If you want to learn more about grinding away extra metal on chains, read the thread, "Will the real logger please stand up". It's a long but interesting thread with tons of theoretical information on chains.
 
the bumper text was ripped from stihl.com ,, i have never used or seen one of those chains ,,,, but you are probably right ,,,

/Kristoffer
 
Thanks Mike, for your info. I will have to be more aware of the potential for kickback with a modified RM2.

I have a beat 029 with a 20" RS that out cuts my new 440 with 25" RM2 . That just don't seem right!

The 440 has less than 3 hours on it so it's still tight and the 029 has ALOT of time on it but still it's a 029!

I put a RS on my MS 440 today , man what a big improvement!

How would a half-skip work in frozen hardwoods?

Jeff
 
The full complement chain will cut faster untill you get to wood about 28" or so (assuming your bar is that long) then the skip will cut just as well or even better.
What happens is in big wood, the chips clog up the "chip channel" and pile up on the cutters so they stop cutting and just drag chips out. By removing cutters, less chips are made and there's more room for them in the channel.
What I do on my 24" bars is put a bigger sprocket on and run skip. This increases the chain speed and complements the skip chain. It's probably still not as fast as non-skip chain, but it sure save on sharpening time. Most of the trees we work are in residential settings, so we dull the chain a lot.
The 440 should kick a$$ on that 029, if not, somethings not right. Have you open up the exaust and retuned the carburator yet? Once that's done try an 8 tooth sprocket.
 
Jeffhk454;

I think Mikes advice is right on. I have trouble leaving well enough alone too. I did just what you are thinking about.
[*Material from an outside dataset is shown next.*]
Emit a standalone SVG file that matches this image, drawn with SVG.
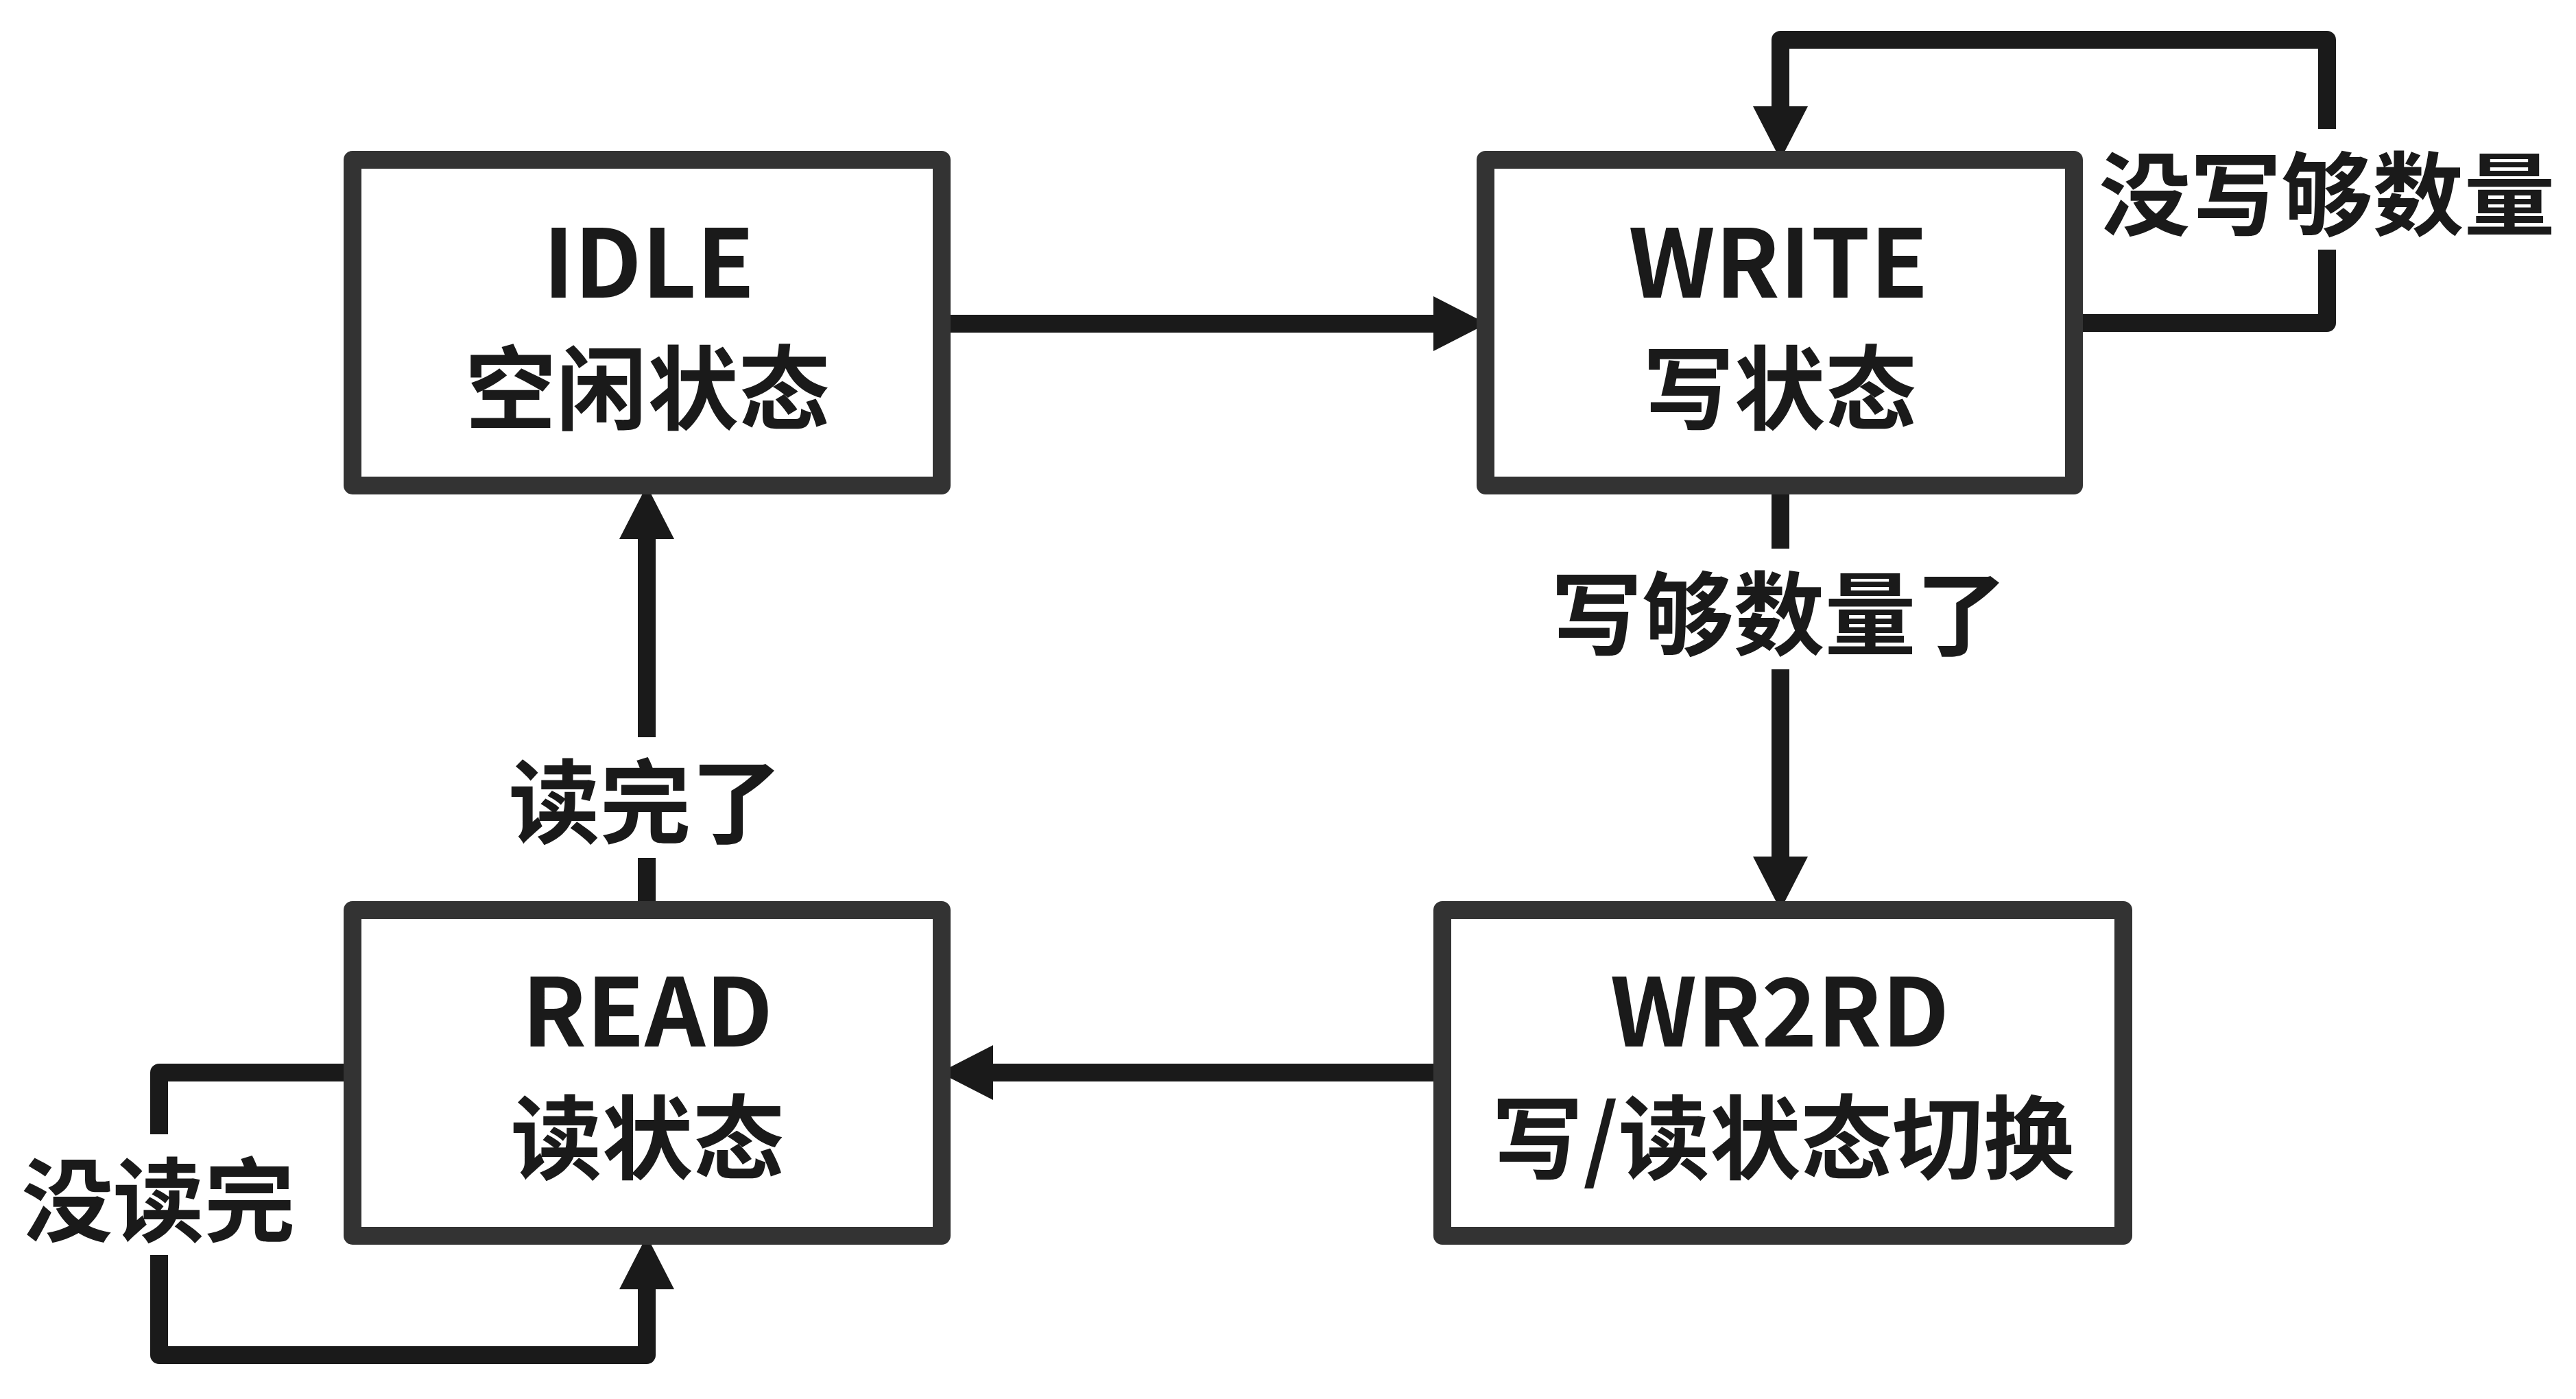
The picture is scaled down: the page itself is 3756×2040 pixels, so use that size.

You could not grind them off that quickly without heat affecting (possibly softening, maybe hardening to brittle) the area of the drive link right above the rivet hole. Ask Ehp what it is like to wear a saw chain for a garter belt!
I freehand ground a few with the angle grinder and it is slow if you want to be careful not to nick anything you shouldn't. I switched to filing and that was better. Still something like half an hour for a 16 inch chain and I have a chain clamp you can really lay into. I cannot remember exactly what the gain was, but I think around 3 seconds on a 8 inch cut with a wild thing. Seems to me the rakers do not have the same front contour as a non bumper link chain and by removing the material from the bumper link you get a chain that is then even more kickback vicious than a regular chain.
I think that wild thing is now sporting a square filed chain and it might win the owner the odd case of beer if he can find an unsuspecting vicim!
 
I run a 25" bar on my 440, and I will tell you I did dull the heII out of the RM2 that was on it trying to cut a frozen Mulberry. It also has a "Walker copy" muff. and the carb's been tuned. It runs strong but with that chain it's making small chips and dust not a rooster tail. My 029 runs great for what it is , little more compression than stock and my first and only port job on a saw. The 029 also had a new RS chain ! I bought the 029 for $90 (no chain or bar) just to try my hand at port work and if I screwed it up then it was no big loss.

I think that a handicapped 440 against a turned up 029 is a closer fight than I had first thought!

I think the chain has as much to do with saw performance as the motor!

Jeff
 
When you compare two saws, use the same bar and chain, they are the same bolting pattern from an 029 to an 044, I think. Otherwise your results will be skewed.
Also, cutting frozen wood is slightly harder on a saw chain, but you're not going to dull it just cutting up one frozen tree, unless you hit the ground or something in the tree. It only takes an instant of contact with the ground, and the chain is dull. Sometimes, you don't even realize you did it, other than the saw starts to cut lousy.
 
Crofter , I agree with the damage possibilities from too much heat to the kickback links 100%. I had planed on using whats called a Air Knife in my grinding process. It's an alu. bar with a special contoured grove that generates near freezing temp air using the shops compressed air! I use it at work when grinding thin heat treated tool steel.

Sorry I can't describe it better but what it does is keep small, hard metal parts cool or even cold when grinding.


Jeff
 
I grind down the triple humps and they cut great after that. I like the Rm chain better then the Rs the Rm seems to stay sharper longer when I am cutting drity nasty logs.
 
Thanks very much re the vortex tube. I have had problems with grinding heat affecting teeth to the point of being unable to hand file after. That even when trying to be very careful and taking small bites as Jokers refers to. What is a source for that item?
 
Do a froogle search for vortex tube and you will find they are fairly expensive. Do a google search on hilsch tube and you will find several links on how to build your own.